In the second typology, the electromagnetic induction from the magnetic field of stator windings is used to produce an electric current in the rotor, and then torque; single-phase motors are generally adopted for small loads whereas three-phase ones have their use context in industrial ambit, for instance for compressors, pumps, conveyors and lifting systems. DC motors, the first broadly used also due to the user-friendly speed control by varying the power supply voltage, provide for two main branches: Brushed, or Brush, with brushes, and Brushless, without brushes. Traditionally, the subdivision is done by power: 0-750 Watt (with the major market share), 750 Watt-3kW, 3kW-75kW, and above 75kW. Concerning the global size of this market, the data that can be inferred from some of the most in-depth researches on DC motors are quite differing, especially if projections are on the long-term; they report for instance 35 billion dollars within 2025 (reference: Grand View Research, Inc), and highlight that the growth of the DC motor market will be mainly driven by the Automotive ambit. The sales of Brushless motors are prevailing in comparison with Brushed, and already in 2016 they held the highest market share. Still according to projections, they indicate for Brushed a growth with CAGR (Compounded Average Growth Rate) by around 3% from now until 2025, which becomes by 4% for Brushless.

DC Brushed motors

Following an approach of scholastic type, a typical DC brushed motor includes a rotary armor, or rotor, which contains windings of wires insulated and wound around a weak iron core, and a stationary stator that encloses the rotor and contains electromagnets or permanent magnets that generate the magnetic field. The windings, which form one or more coils, are electrically connected with the commutator, a cylinder consisting of various metal contact segments around the armor bar. Brushes are electric contacts made with soft material, typically graphite, in contact with the segments of the commutator when the bar rotates. If we apply a DC power source to brushes, the coils of the armor are energized, creating an electromagnet that is set in rotation, with its north and south poles aligned with stator ones; with the rotation, it is determined an inversion of the energy polarity in the armor coils and of the direction of the relative magnetic field; the armor rotates towards the new alignment, the current is inverted again and the armor goes on rotating. This inversion is commonly identified by the term of “mechanical switchover”. Acting on the arrangement of windings, different typologies of DC Brushed motors have been implemented. In a motor with winding in derivation, where field coils of stator and rotor are connected in parallel, the operation is at constant speed, irrespective of the load. In the case of winding in series (two coils wound in series), the speed varies with the load and it increases when the latter decreases, but making high start torque available.

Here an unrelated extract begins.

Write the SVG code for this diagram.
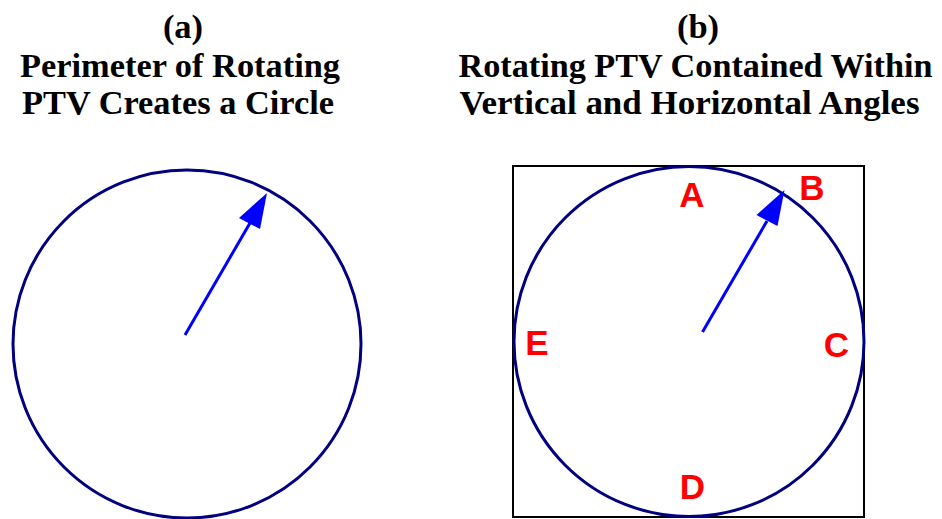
<svg xmlns="http://www.w3.org/2000/svg" width="942" height="519" viewBox="0 0 942 519">
<style>
.title{font-family:"Liberation Serif","Times New Roman",serif;font-weight:bold;font-size:34.5px;fill:#000;text-anchor:middle}
.lbl{font-family:"Liberation Sans",Arial,sans-serif;font-weight:bold;font-size:35px;fill:#FF0000;text-anchor:middle}
.circ{fill:none;stroke:#000080;stroke-width:3}
.arr{stroke:#0000FF;stroke-width:3;fill:none}
.head{fill:#0000FF;stroke:none}
</style>
<rect width="942" height="519" fill="#fff"/>
<g id="title-a">
<text class="title" x="183" y="38">(a)</text>
<text class="title" x="180" y="77" textLength="320" lengthAdjust="spacingAndGlyphs">Perimeter of Rotating</text>
<text class="title" x="178" y="114" textLength="312" lengthAdjust="spacingAndGlyphs">PTV Creates a Circle</text>
</g>
<g id="title-b">
<text class="title" x="698" y="38">(b)</text>
<text class="title" x="695.5" y="77" textLength="474" lengthAdjust="spacingAndGlyphs">Rotating PTV Contained Within</text>
<text class="title" x="689.5" y="114" textLength="460" lengthAdjust="spacingAndGlyphs">Vertical and Horizontal Angles</text>
</g>
<g id="circle-a">
<circle class="circ" cx="187" cy="344" r="174"/>
</g>
<g id="box-b">
<rect x="513" y="166" width="351" height="351" fill="none" stroke="#000" stroke-width="2"/>
</g>
<g id="circle-b">
<circle class="circ" cx="689" cy="341.5" r="175"/>
</g>
<g id="connectors">
<line class="arr" x1="185" y1="335" x2="250" y2="223"/>
<polygon class="head" points="267,193 239,218 260,229"/>
<line class="arr" x1="702.5" y1="332" x2="767" y2="221"/>
<polygon class="head" points="784.5,190 756.5,215 777.5,226"/>
</g>
<g id="labels">
<text class="lbl" x="692" y="207">A</text>
<text class="lbl" x="812" y="200">B</text>
<text class="lbl" x="836.5" y="357">C</text>
<text class="lbl" x="692.5" y="499">D</text>
<text class="lbl" x="537" y="355">E</text>
</g>
</svg>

The characteristics of both previous typologies are achieved with a composite winding, combination of the motors with winding in derivation and in series, typically used when complex start conditions occur and when a constant speed is required. Separate excitation motors, with separate feeders for stator and rotor, hence with high field current for the stator and sufficient voltage for the armor to produce the necessary torque current for the rotor, find application when low speeds but high torque capacities are needed. A further typology is with permanent magnets in the stator, thus annulling the need of an external field current: the design is more compact and lighter and the energy efficiency is higher in comparison with other DC Brushed. The control of a DC brushed motor is essentially simple because the switchover is mechanically executed. In a constant-speed motor, for instance, just a DC voltage and an on/off switch are necessary while the speed can be modified by varying the voltage. If a more sophisticated control is needed, specific circuits, widely available and well consolidated, are adopted while a PWM (Pulse-Width Modulation) signal is used for the speed control: the motor winding operates as low-pass filter, so that high-frequency PWM waveforms generate a stable current in the motor winding. For more precise regulations, it is possible to integrate a speed sensor, for instance a Hall-effect sensor or an optical encoder, thus creating a closed loop. In short, DC Brushed motors are inexpensive, reliable and with a high torque/inertia ratio but they have the problem of brushes that tend to wear in time, hence the need of periodical maintenance, for replacement or cleaning. Worth considering other limits, too: if the motor has big power, other problems of heat disposal arouse because windings heat up by Joule effect; windings make the rotor heavier, from which the rise of the moment of inertia derives; besides, if the motor must provide a fast and precise response, as required in industrial automation and in robotics, the control becomes more complex; electromagnetic interferences are generated in the arc of brushes because between them and the collector, in switchover times, there are opening transients of inductive windings and then flashing, which can be anyway attenuated by various devices. (A.C.)